Death is everywhere among the roses in an initially charmingly pretty but increasingly disconcerting exhibition, the first at Guildhall Art Gallery devoted to still life art: the lovely flowers are there, but so are bloody hunks of raw meat, a bullet fashioned from human bone and a cobwebby skull made from dust.
“It’s death. It’s always been all about death,” curator Michael Petry said cheerfully. “In the 17th century you looked at a vase of luscious blooms and everyone immediately got the message: this is the peak of perfection and beauty, it’s all downhill from here.
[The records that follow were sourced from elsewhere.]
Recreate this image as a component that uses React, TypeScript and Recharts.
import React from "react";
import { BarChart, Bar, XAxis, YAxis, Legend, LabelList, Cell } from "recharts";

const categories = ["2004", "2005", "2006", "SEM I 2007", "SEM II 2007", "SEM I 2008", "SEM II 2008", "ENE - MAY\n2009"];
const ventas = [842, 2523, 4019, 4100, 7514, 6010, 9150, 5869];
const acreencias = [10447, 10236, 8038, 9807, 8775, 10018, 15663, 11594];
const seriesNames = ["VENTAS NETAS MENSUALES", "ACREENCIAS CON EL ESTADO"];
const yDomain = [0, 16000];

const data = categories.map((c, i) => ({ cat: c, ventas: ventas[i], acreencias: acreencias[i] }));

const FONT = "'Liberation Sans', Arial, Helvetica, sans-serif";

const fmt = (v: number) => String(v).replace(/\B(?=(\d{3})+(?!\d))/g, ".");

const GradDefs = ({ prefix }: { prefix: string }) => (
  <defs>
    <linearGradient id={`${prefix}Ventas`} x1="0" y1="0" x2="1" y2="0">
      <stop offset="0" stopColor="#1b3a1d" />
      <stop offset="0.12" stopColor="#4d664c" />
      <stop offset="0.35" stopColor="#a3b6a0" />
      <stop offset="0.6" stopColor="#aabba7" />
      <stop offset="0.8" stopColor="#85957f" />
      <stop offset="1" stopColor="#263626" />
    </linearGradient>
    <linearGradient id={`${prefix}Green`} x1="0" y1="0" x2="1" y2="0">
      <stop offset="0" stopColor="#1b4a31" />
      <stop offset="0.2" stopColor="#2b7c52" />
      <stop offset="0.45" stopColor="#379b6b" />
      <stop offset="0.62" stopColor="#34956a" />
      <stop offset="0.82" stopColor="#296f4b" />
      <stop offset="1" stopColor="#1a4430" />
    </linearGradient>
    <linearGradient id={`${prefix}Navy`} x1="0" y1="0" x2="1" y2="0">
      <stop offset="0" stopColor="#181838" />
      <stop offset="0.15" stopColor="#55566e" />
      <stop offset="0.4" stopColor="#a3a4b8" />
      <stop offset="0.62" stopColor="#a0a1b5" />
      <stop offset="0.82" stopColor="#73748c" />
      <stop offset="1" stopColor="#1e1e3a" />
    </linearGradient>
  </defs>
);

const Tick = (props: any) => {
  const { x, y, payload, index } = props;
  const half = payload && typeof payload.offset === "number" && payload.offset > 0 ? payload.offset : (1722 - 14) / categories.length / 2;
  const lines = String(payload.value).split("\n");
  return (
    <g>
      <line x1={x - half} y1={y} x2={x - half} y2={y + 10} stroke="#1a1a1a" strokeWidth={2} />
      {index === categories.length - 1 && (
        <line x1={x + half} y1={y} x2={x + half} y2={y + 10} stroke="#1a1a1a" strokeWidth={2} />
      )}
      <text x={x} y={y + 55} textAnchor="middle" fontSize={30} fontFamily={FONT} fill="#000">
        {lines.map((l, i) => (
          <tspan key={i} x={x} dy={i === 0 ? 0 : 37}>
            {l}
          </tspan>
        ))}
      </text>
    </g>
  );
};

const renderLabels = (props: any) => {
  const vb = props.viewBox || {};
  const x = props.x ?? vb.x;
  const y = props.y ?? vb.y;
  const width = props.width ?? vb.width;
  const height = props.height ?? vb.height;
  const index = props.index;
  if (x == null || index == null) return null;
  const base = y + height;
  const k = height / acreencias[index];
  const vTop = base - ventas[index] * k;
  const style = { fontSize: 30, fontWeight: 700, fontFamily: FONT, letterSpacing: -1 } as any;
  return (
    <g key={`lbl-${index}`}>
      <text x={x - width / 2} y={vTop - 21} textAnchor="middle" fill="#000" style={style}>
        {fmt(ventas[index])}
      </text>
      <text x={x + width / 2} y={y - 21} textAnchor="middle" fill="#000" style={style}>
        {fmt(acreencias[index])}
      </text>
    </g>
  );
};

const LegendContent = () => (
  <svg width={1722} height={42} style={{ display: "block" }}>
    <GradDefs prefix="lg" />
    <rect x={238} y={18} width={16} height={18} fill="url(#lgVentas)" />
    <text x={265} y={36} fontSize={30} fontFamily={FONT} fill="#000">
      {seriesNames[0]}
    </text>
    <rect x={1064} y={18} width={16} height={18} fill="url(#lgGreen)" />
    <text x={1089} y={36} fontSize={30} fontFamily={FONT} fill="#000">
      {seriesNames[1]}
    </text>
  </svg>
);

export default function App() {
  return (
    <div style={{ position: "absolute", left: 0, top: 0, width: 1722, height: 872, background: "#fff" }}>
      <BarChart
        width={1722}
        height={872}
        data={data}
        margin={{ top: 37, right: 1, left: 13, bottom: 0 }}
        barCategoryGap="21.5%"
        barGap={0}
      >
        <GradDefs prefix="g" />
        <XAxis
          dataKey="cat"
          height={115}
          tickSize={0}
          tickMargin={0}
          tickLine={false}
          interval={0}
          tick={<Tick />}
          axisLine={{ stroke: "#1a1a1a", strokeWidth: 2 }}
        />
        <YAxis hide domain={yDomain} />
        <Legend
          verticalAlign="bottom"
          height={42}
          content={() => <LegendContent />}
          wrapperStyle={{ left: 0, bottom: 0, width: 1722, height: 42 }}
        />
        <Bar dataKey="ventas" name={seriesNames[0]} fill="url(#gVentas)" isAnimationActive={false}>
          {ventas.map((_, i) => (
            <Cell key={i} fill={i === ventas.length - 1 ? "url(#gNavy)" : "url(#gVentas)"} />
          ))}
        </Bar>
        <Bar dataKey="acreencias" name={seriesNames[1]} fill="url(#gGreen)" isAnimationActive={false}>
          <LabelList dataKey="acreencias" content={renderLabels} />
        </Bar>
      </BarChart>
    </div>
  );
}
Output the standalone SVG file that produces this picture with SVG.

That’s the element that is really hooking in contemporary artists.”
Change and decay is a very practical issue with the skull made from a duster and glued household dust by the artist Paul Hazelton, titled ‘Fright Wig’ but startlingly resembling the late Andy Warhol. “It is a conservation nightmare,” the Guildhall curator, Katherine Pearce, said, watching nervously for any dust being shed as the skull swayed slightly in its glass case.
“And, of course, most of household dust is actually made up of human skin,” Petry added. “So the circle is complete.”
Contemporary works and still lifes by the old masters come together in a charming but increasingly disconcerting exhibition
Darren Jones’s ‘A Time and a Place’ is also cause for anxiety — a collection of objects precariously balanced on a small glass shelf, representing a rollicking weekend in the gay bars and clubs of Fire Island off New York, including-ferry tickets, mouthwash, tissues, lubricant in a bullet shaped container, whiskey, paracetamol and a tape measure.